The Thame we have already spoken of. Its arching trees and corners, and deep shady alleys, make it a delightful place for an idler. It runs close by the abbey church.
DORCHESTER BACKWATER
In the river near Dorchester grow the sweet sedge and the amphibious yellow cress, and on the banks may be found the blue pimpernel.
CHAPTER V
CASTLE AND STRONGHOLD
Wallingford boasts of having the oldest corporation in England, preceding that of London by a hundred years, and its record certainly reaches very far back. In 1006 it was destroyed by the Danes. William the Conqueror rested here on his way to London after the battle of Hastings. The town was then held by Wigod, a noble Saxon, who lived in his great fortress-castle. His son-in-law was Robert D'Oyley, who built the castle at Oxford, and rebuilt and greatly strengthened that at Wallingford.
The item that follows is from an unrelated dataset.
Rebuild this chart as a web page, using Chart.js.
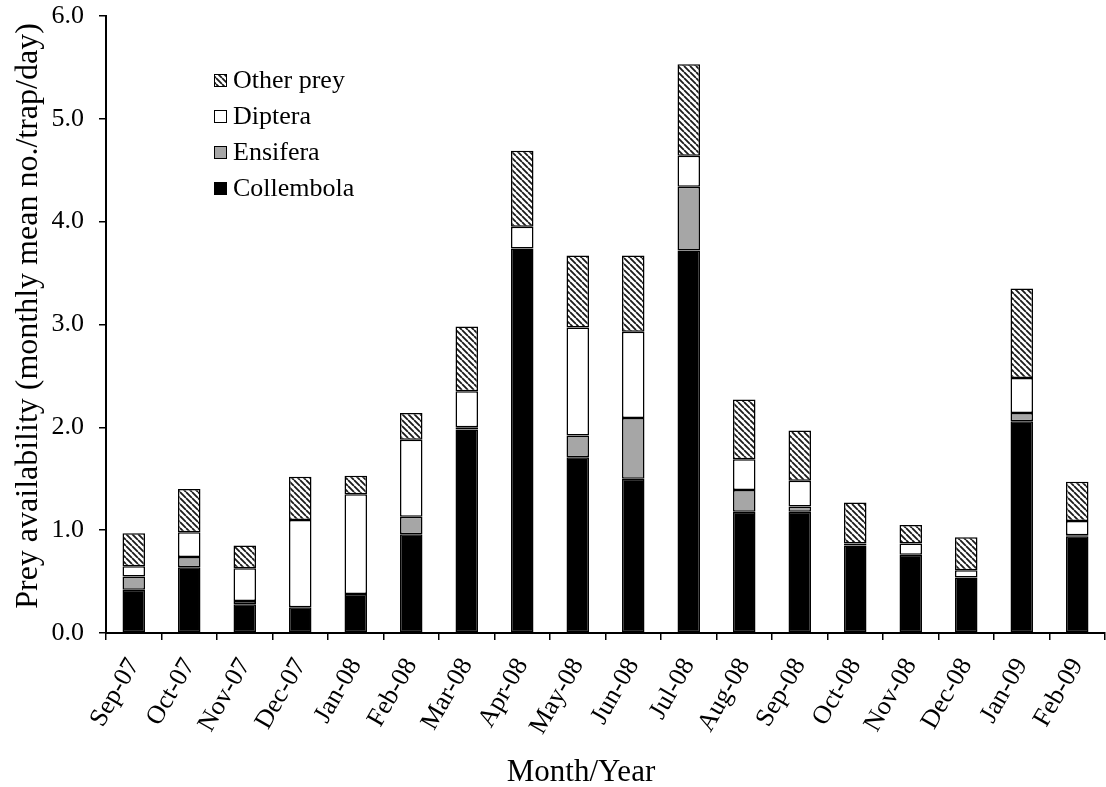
<!DOCTYPE html>
<html>
<head>
<meta charset="utf-8">
<script src="https://cdn.jsdelivr.net/npm/chart.js@4/dist/chart.umd.min.js"></script>
<style>
  html, body { margin: 0; padding: 0; background: #fff; }
  #wrap { width: 1106px; height: 787px; }
</style>
</head>
<body>
<div id="wrap"><canvas id="preyChart" width="1106" height="787"></canvas></div>
<script>
// Chart data
const months = ['Sep-07', 'Oct-07', 'Nov-07', 'Dec-07', 'Jan-08', 'Feb-08', 'Mar-08', 'Apr-08', 'May-08',
    'Jun-08', 'Jul-08', 'Aug-08', 'Sep-08', 'Oct-08', 'Nov-08', 'Dec-08', 'Jan-09', 'Feb-09'];
const collembola = [0.42, 0.64, 0.28, 0.25, 0.38, 0.96, 1.98, 3.74, 1.71, 1.50, 3.72, 1.18, 1.18, 0.85, 0.76, 0.54, 2.06, 0.94];
const ensifera   = [0.13, 0.10, 0.03, 0.00, 0.00, 0.17, 0.02, 0.00, 0.21, 0.59, 0.62, 0.21, 0.05, 0.00, 0.00, 0.00, 0.08, 0.01];
const diptera    = [0.10, 0.24, 0.32, 0.85, 0.97, 0.75, 0.35, 0.21, 1.05, 0.84, 0.30, 0.30, 0.25, 0.02, 0.11, 0.07, 0.34, 0.14];
const otherPrey  = [0.32, 0.42, 0.22, 0.42, 0.18, 0.26, 0.63, 0.74, 0.70, 0.74, 0.89, 0.58, 0.49, 0.40, 0.18, 0.32, 0.87, 0.38];
const yTicks = [0, 1, 2, 3, 4, 5, 6];

// diagonal hatch fill for "Other prey"
function makeHatch() {
    const c = document.createElement('canvas');
    c.width = 6;
    c.height = 6;
    const g = c.getContext('2d');
    g.fillStyle = '#fff';
    g.fillRect(0, 0, 6, 6);
    g.strokeStyle = '#1a1a1a';
    g.lineWidth = 1.8;
    g.beginPath();
    [-6, 0, 6].forEach(function(o) {
        g.moveTo(o, 0);
        g.lineTo(o + 6, 6);
    });
    g.stroke();
    return g.createPattern(c, 'repeat');
}
const hatch = makeHatch();

const serif = "'Liberation Serif', 'Times New Roman', serif";
Chart.defaults.font.family = serif;
Chart.defaults.color = '#000';

// legend drawn inside the plot, top entry first; plus the axis titles
const innerLegend = {
    id: 'innerLegend',
    afterDraw(chart) {
        const ctx = chart.ctx;
        const order = [3, 2, 1, 0];
        ctx.save();
        ctx.font = '26px ' + serif;
        ctx.textBaseline = 'middle';
        order.forEach(function(di, i) {
            const ds = chart.data.datasets[di];
            const y = 80 + i * 36;
            ctx.fillStyle = ds.backgroundColor;
            ctx.fillRect(214, y - 6, 13, 13);
            ctx.strokeStyle = '#000';
            ctx.lineWidth = 1;
            ctx.strokeRect(214.5, y - 5.5, 12, 12);
            ctx.fillStyle = '#000';
            ctx.fillText(ds.label, 233, y + 1);
        });
        ctx.font = '31px ' + serif;
        ctx.textAlign = 'center';
        ctx.fillText('Month/Year', 581, 773);
        ctx.translate(29, 316);
        ctx.rotate(-Math.PI / 2);
        ctx.font = '32px ' + serif;
        ctx.fillText('Prey availability (monthly mean no./trap/day)', 0, 0);
        ctx.restore();
    }
};

const barStyle = { borderColor: '#000', borderWidth: 1.5, borderSkipped: false, barPercentage: 0.405, categoryPercentage: 1 };

new Chart(document.getElementById('preyChart').getContext('2d'), {
    type: 'bar',
    data: {
        labels: months,
        datasets: [
            Object.assign({ label: 'Collembola', data: collembola, backgroundColor: '#000' }, barStyle),
            Object.assign({ label: 'Ensifera', data: ensifera, backgroundColor: '#a6a6a6' }, barStyle),
            Object.assign({ label: 'Diptera', data: diptera, backgroundColor: '#fff' }, barStyle),
            Object.assign({ label: 'Other prey', data: otherPrey, backgroundColor: hatch }, barStyle)
        ]
    },
    options: {
        responsive: false,
        animation: false,
        devicePixelRatio: 1,
        layout: { padding: { top: 16, left: 0, right: 1, bottom: 0 } },
        plugins: {
            legend: { display: false },
            tooltip: { enabled: false }
        },
        scales: {
            x: {
                stacked: true,
                grid: { drawOnChartArea: false, offset: true, tickLength: 7, color: '#000', lineWidth: 1.5 },
                border: { color: '#000', width: 2 },
                ticks: { font: { size: 26 }, minRotation: 60, maxRotation: 60, padding: 13, color: '#000' },
                afterFit(scale) {
                    scale.height = 154;
                    scale.paddingLeft = 0;
                    scale.paddingRight = 0;
                }
            },
            y: {
                stacked: true,
                min: 0,
                max: 6,
                afterBuildTicks(scale) {
                    scale.ticks = yTicks.map(v => ({ value: v }));
                },
                grid: { drawOnChartArea: false, tickLength: 7, color: '#000', lineWidth: 1.5 },
                border: { color: '#000', width: 2 },
                ticks: {
                    font: { size: 26 },
                    padding: 15,
                    color: '#000',
                    callback: v => v.toFixed(1)
                },
                afterFit(scale) {
                    scale.width = 106;
                    scale.paddingTop = 0;
                    scale.paddingBottom = 0;
                }
            }
        }
    },
    plugins: [innerLegend]
});
</script>
</body>
</html>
From the part of the river above the bridge a tree-grown mound can be seen, and, further back, a comparatively modern house. On the mound once stood the strong castle, and the modern house is its present-day representative. The grounds are famous for their trees, and particularly for their evergreens, which grow thickly on the slopes of what was once the inner castle moat, for there were no less than three. No wonder Queen Maud felt that in reaching Wallingford in safety after her terrible escape over the frozen meadows of Oxford, she once more held the lead in the game she and Stephen played for the crown. Stephen, however, was not daunted. He settled down at Crowmarsh across the river, and made strenuous attempts to take the fortress. After a long time, when the garrison were beginning to despair, the Queen's son Henry came to the rescue with a force sufficient to afford relief. It was at Wallingford the treaty was made which eventually secured Henry's succession. The castle was given to Piers Gaveston by Edward II., but after the fall of Gaveston it reverted to the Crown. Joan, the Fair Maid of Kent, wife of the Black Prince, died here in 1385, and later, in the Civil Wars between King and Parliament, Wallingford held stoutly to the Stuarts. The town was the last place in Berkshire which remained to the King, and it was taken in July, 1646, after a siege of sixty-five days. Cromwell, therefore, cherished a grudge against it, and when he came into power he ordered the castle to be destroyed, an order which was unfortunately carried out. Not far away in the same grounds is a fragment of a ruined and ivy-grown tower. This is part of an ancient college of St. Nicholas founded by Edmund, second Earl of Cornwall, who died in 1300.